● Collected material
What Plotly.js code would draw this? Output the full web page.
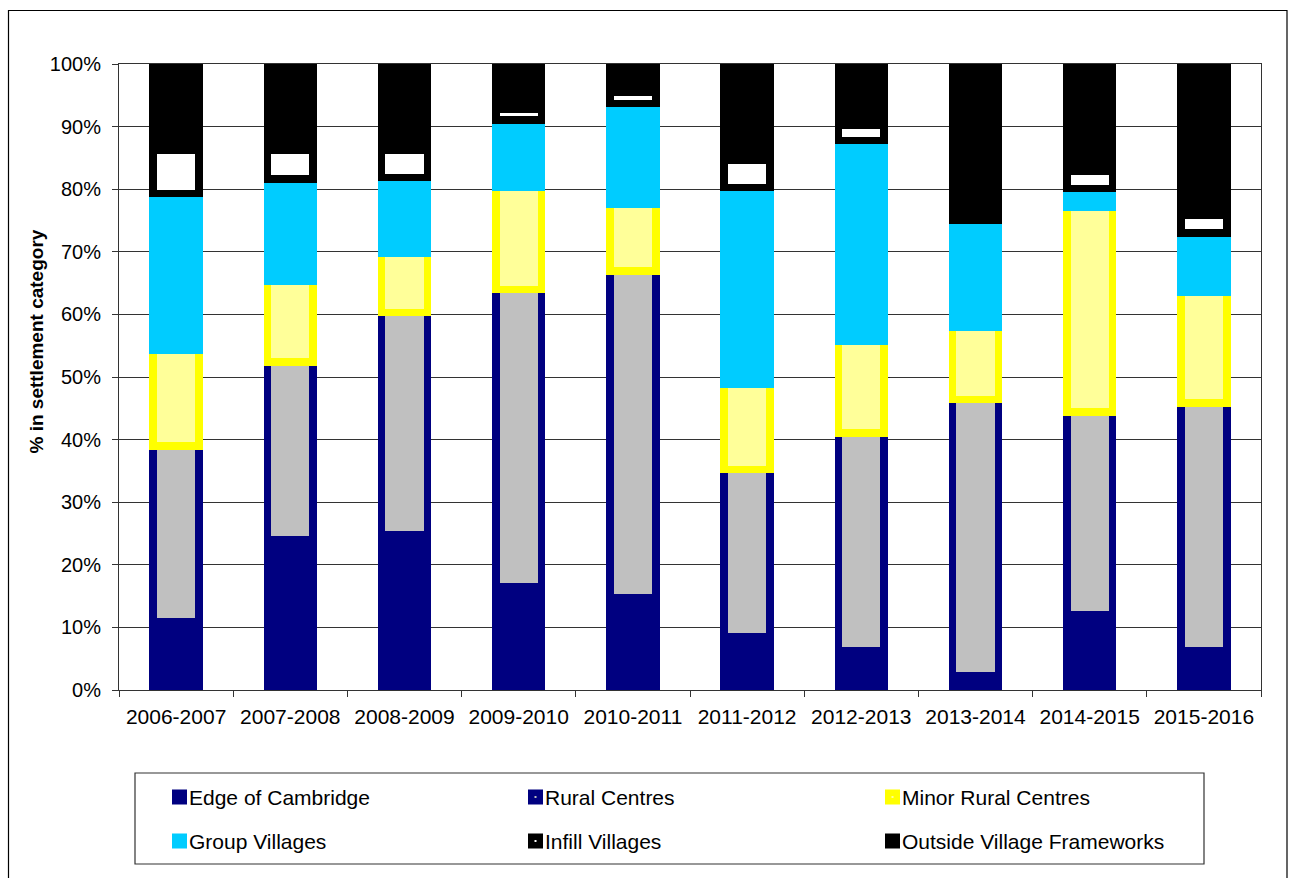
<!DOCTYPE html>
<html>
<head>
<meta charset="utf-8">
<script src="https://cdn.plot.ly/plotly-3.0.1.min.js"></script>
<style>
  html, body { margin: 0; padding: 0; background: #fff; }
  #chart { width: 1293px; height: 878px; }
</style>
</head>
<body>
<div id="chart"></div>
<script>
// ---- data (percent of completions in each settlement category) ----
const years = ["2006-2007","2007-2008","2008-2009","2009-2010","2010-2011",
               "2011-2012","2012-2013","2013-2014","2014-2015","2015-2016"];
const edgeOfCambridge = [10.9, 24.0, 24.8, 16.5, 14.8, 8.5, 6.2, 2.3, 12.0, 6.2];
const ruralCentres    = [28.1, 28.4, 35.5, 47.5, 52.1, 26.7, 34.9, 44.1, 32.4, 39.6];
const minorRural      = [15.3, 12.9, 9.5, 16.3, 10.7, 13.6, 14.6, 11.6, 32.7, 17.7];
const groupVillages   = [25.0, 16.3, 12.1, 10.8, 16.1, 31.5, 32.1, 17.0, 3.0, 9.5];
const infillVillages  = [7.0, 4.7, 4.4, 1.7, 1.8, 4.4, 2.5, 0, 2.7, 2.8];
const outsideVF       = [13.7, 13.7, 13.7, 7.2, 4.5, 15.3, 9.7, 25.0, 17.2, 24.2];
const seriesNames = ["Edge of Cambridge","Rural Centres","Minor Rural Centres",
                     "Group Villages","Infill Villages","Outside Village Frameworks"];
const yTitle = "% in settlement category";

// ---- styles ----
const FONT = "Liberation Sans, Arial, sans-serif";
const styles = [
  {fill: "#000080", line: "#000080"},
  {fill: "#C0C0C0", line: "#000080"},
  {fill: "#FFFF99", line: "#FFFF00"},
  {fill: "#00CCFF", line: "#00CCFF"},
  {fill: "#FFFFFF", line: "#000000"},
  {fill: "#000000", line: "#000000"}
];
const seriesValues = [edgeOfCambridge, ruralCentres, minorRural, groupVillages, infillVillages, outsideVF];

const traces = seriesValues.map((vals, i) => ({
  type: "bar",
  name: seriesNames[i],
  x: years,
  y: vals,
  marker: {color: styles[i].fill, line: {color: styles[i].line, width: 7.6}},
  hoverinfo: "x+y+name"
}));

// pixel -> paper helpers (plot area: x 119..1261, y 64..690)
const L = 119, R = 1261, T = 64, B = 690;
const px = x => (x - L) / (R - L);
const py = y => (B - y) / (B - T);

const shapes = [];
const annotations = [];
// outer chart frame
shapes.push({type: "rect", xref: "paper", yref: "paper",
  x0: px(8.5), x1: px(1287), y0: py(879), y1: py(10.5),
  line: {color: "#000", width: 1.2}, fillcolor: "rgba(0,0,0,0)", layer: "below"});
// legend box
shapes.push({type: "rect", xref: "paper", yref: "paper",
  x0: px(135), x1: px(1204), y0: py(864), y1: py(773),
  line: {color: "#333", width: 1.2}, fillcolor: "rgba(0,0,0,0)"});
// legend entries
const colX = [172, 528, 885];
const rowY = [797, 841];
seriesNames.forEach((nm, i) => {
  const cx = colX[i % 3] + 7.5, cy = rowY[Math.floor(i / 3)];
  const h = 4.25;
  shapes.push({type: "rect", xref: "paper", yref: "paper",
    x0: px(cx - h), x1: px(cx + h), y0: py(cy + h), y1: py(cy - h),
    fillcolor: styles[i].fill, line: {color: styles[i].line, width: 6.5}});
  annotations.push({xref: "paper", yref: "paper", x: px(cx + 7), y: py(cy),
    xanchor: "left", yanchor: "middle", showarrow: false, text: nm,
    font: {family: FONT, size: 21, color: "#000"}});
});
// y-axis title (placed as in the original, above the axis centre)
annotations.push({xref: "paper", yref: "paper", x: px(36), y: py(341.5),
  xanchor: "center", yanchor: "middle", showarrow: false, textangle: -90,
  text: "<b>" + yTitle + "</b>",
  font: {family: FONT, size: 19, color: "#000"}});

const layout = {
  width: 1293, height: 878,
  margin: {l: L, r: 1293 - R, t: T, b: 878 - B, pad: 0},
  paper_bgcolor: "#fff", plot_bgcolor: "#fff",
  barmode: "stack",
  bargap: 0.6,
  showlegend: false,
  font: {family: FONT, size: 20, color: "#000"},
  xaxis: {
    type: "category",
    tickson: "boundaries",
    ticks: "outside", ticklen: 6, tickcolor: "#333", tickwidth: 1,
    ticklabelstandoff: 8,
    showline: true, linecolor: "#333", linewidth: 1, mirror: true,
    showgrid: false, zeroline: false,
    tickfont: {family: FONT, size: 21, color: "#000"},
    automargin: false
  },
  yaxis: {
    range: [0, 100],
    dtick: 10, tick0: 0,
    ticksuffix: "%",
    ticks: "outside", ticklen: 6, tickcolor: "#333", tickwidth: 1,
    ticklabelstandoff: 7,
    showline: true, linecolor: "#333", linewidth: 1, mirror: true,
    showgrid: true, gridcolor: "#333", gridwidth: 1,
    zeroline: false,
    tickfont: {family: FONT, size: 20, color: "#000"},
    automargin: false
  },
  shapes: shapes,
  annotations: annotations
};

Plotly.newPlot("chart", traces, layout, {displayModeBar: false, staticPlot: true});
</script>
</body>
</html>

● What you will do
Without the images, write out each line of the data verbatim.

● Solution
What Plotly.js code would draw this? Output the full web page.
<!DOCTYPE html>
<html>
<head>
<meta charset="utf-8">
<script src="https://cdn.plot.ly/plotly-3.0.1.min.js"></script>
<style>
  html, body { margin: 0; padding: 0; background: #fff; }
  #chart { width: 1293px; height: 878px; }
</style>
</head>
<body>
<div id="chart"></div>
<script>
// ---- data (percent of completions in each settlement category) ----
const years = ["2006-2007","2007-2008","2008-2009","2009-2010","2010-2011",
               "2011-2012","2012-2013","2013-2014","2014-2015","2015-2016"];
const edgeOfCambridge = [10.9, 24.0, 24.8, 16.5, 14.8, 8.5, 6.2, 2.3, 12.0, 6.2];
const ruralCentres    = [28.1, 28.4, 35.5, 47.5, 52.1, 26.7, 34.9, 44.1, 32.4, 39.6];
const minorRural      = [15.3, 12.9, 9.5, 16.3, 10.7, 13.6, 14.6, 11.6, 32.7, 17.7];
const groupVillages   = [25.0, 16.3, 12.1, 10.8, 16.1, 31.5, 32.1, 17.0, 3.0, 9.5];
const infillVillages  = [7.0, 4.7, 4.4, 1.7, 1.8, 4.4, 2.5, 0, 2.7, 2.8];
const outsideVF       = [13.7, 13.7, 13.7, 7.2, 4.5, 15.3, 9.7, 25.0, 17.2, 24.2];
const seriesNames = ["Edge of Cambridge","Rural Centres","Minor Rural Centres",
                     "Group Villages","Infill Villages","Outside Village Frameworks"];
const yTitle = "% in settlement category";

// ---- styles ----
const FONT = "Liberation Sans, Arial, sans-serif";
const styles = [
  {fill: "#000080", line: "#000080"},
  {fill: "#C0C0C0", line: "#000080"},
  {fill: "#FFFF99", line: "#FFFF00"},
  {fill: "#00CCFF", line: "#00CCFF"},
  {fill: "#FFFFFF", line: "#000000"},
  {fill: "#000000", line: "#000000"}
];
const seriesValues = [edgeOfCambridge, ruralCentres, minorRural, groupVillages, infillVillages, outsideVF];

const traces = seriesValues.map((vals, i) => ({
  type: "bar",
  name: seriesNames[i],
  x: years,
  y: vals,
  marker: {color: styles[i].fill, line: {color: styles[i].line, width: 7.6}},
  hoverinfo: "x+y+name"
}));

// pixel -> paper helpers (plot area: x 119..1261, y 64..690)
const L = 119, R = 1261, T = 64, B = 690;
const px = x => (x - L) / (R - L);
const py = y => (B - y) / (B - T);

const shapes = [];
const annotations = [];
// outer chart frame
shapes.push({type: "rect", xref: "paper", yref: "paper",
  x0: px(8.5), x1: px(1287), y0: py(879), y1: py(10.5),
  line: {color: "#000", width: 1.2}, fillcolor: "rgba(0,0,0,0)", layer: "below"});
// legend box
shapes.push({type: "rect", xref: "paper", yref: "paper",
  x0: px(135), x1: px(1204), y0: py(864), y1: py(773),
  line: {color: "#333", width: 1.2}, fillcolor: "rgba(0,0,0,0)"});
// legend entries
const colX = [172, 528, 885];
const rowY = [797, 841];
seriesNames.forEach((nm, i) => {
  const cx = colX[i % 3] + 7.5, cy = rowY[Math.floor(i / 3)];
  const h = 4.25;
  shapes.push({type: "rect", xref: "paper", yref: "paper",
    x0: px(cx - h), x1: px(cx + h), y0: py(cy + h), y1: py(cy - h),
    fillcolor: styles[i].fill, line: {color: styles[i].line, width: 6.5}});
  annotations.push({xref: "paper", yref: "paper", x: px(cx + 7), y: py(cy),
    xanchor: "left", yanchor: "middle", showarrow: false, text: nm,
    font: {family: FONT, size: 21, color: "#000"}});
});
// y-axis title (placed as in the original, above the axis centre)
annotations.push({xref: "paper", yref: "paper", x: px(36), y: py(341.5),
  xanchor: "center", yanchor: "middle", showarrow: false, textangle: -90,
  text: "<b>" + yTitle + "</b>",
  font: {family: FONT, size: 19, color: "#000"}});

const layout = {
  width: 1293, height: 878,
  margin: {l: L, r: 1293 - R, t: T, b: 878 - B, pad: 0},
  paper_bgcolor: "#fff", plot_bgcolor: "#fff",
  barmode: "stack",
  bargap: 0.6,
  showlegend: false,
  font: {family: FONT, size: 20, color: "#000"},
  xaxis: {
    type: "category",
    tickson: "boundaries",
    ticks: "outside", ticklen: 6, tickcolor: "#333", tickwidth: 1,
    ticklabelstandoff: 8,
    showline: true, linecolor: "#333", linewidth: 1, mirror: true,
    showgrid: false, zeroline: false,
    tickfont: {family: FONT, size: 21, color: "#000"},
    automargin: false
  },
  yaxis: {
    range: [0, 100],
    dtick: 10, tick0: 0,
    ticksuffix: "%",
    ticks: "outside", ticklen: 6, tickcolor: "#333", tickwidth: 1,
    ticklabelstandoff: 7,
    showline: true, linecolor: "#333", linewidth: 1, mirror: true,
    showgrid: true, gridcolor: "#333", gridwidth: 1,
    zeroline: false,
    tickfont: {family: FONT, size: 20, color: "#000"},
    automargin: false
  },
  shapes: shapes,
  annotations: annotations
};

Plotly.newPlot("chart", traces, layout, {displayModeBar: false, staticPlot: true});
</script>
</body>
</html>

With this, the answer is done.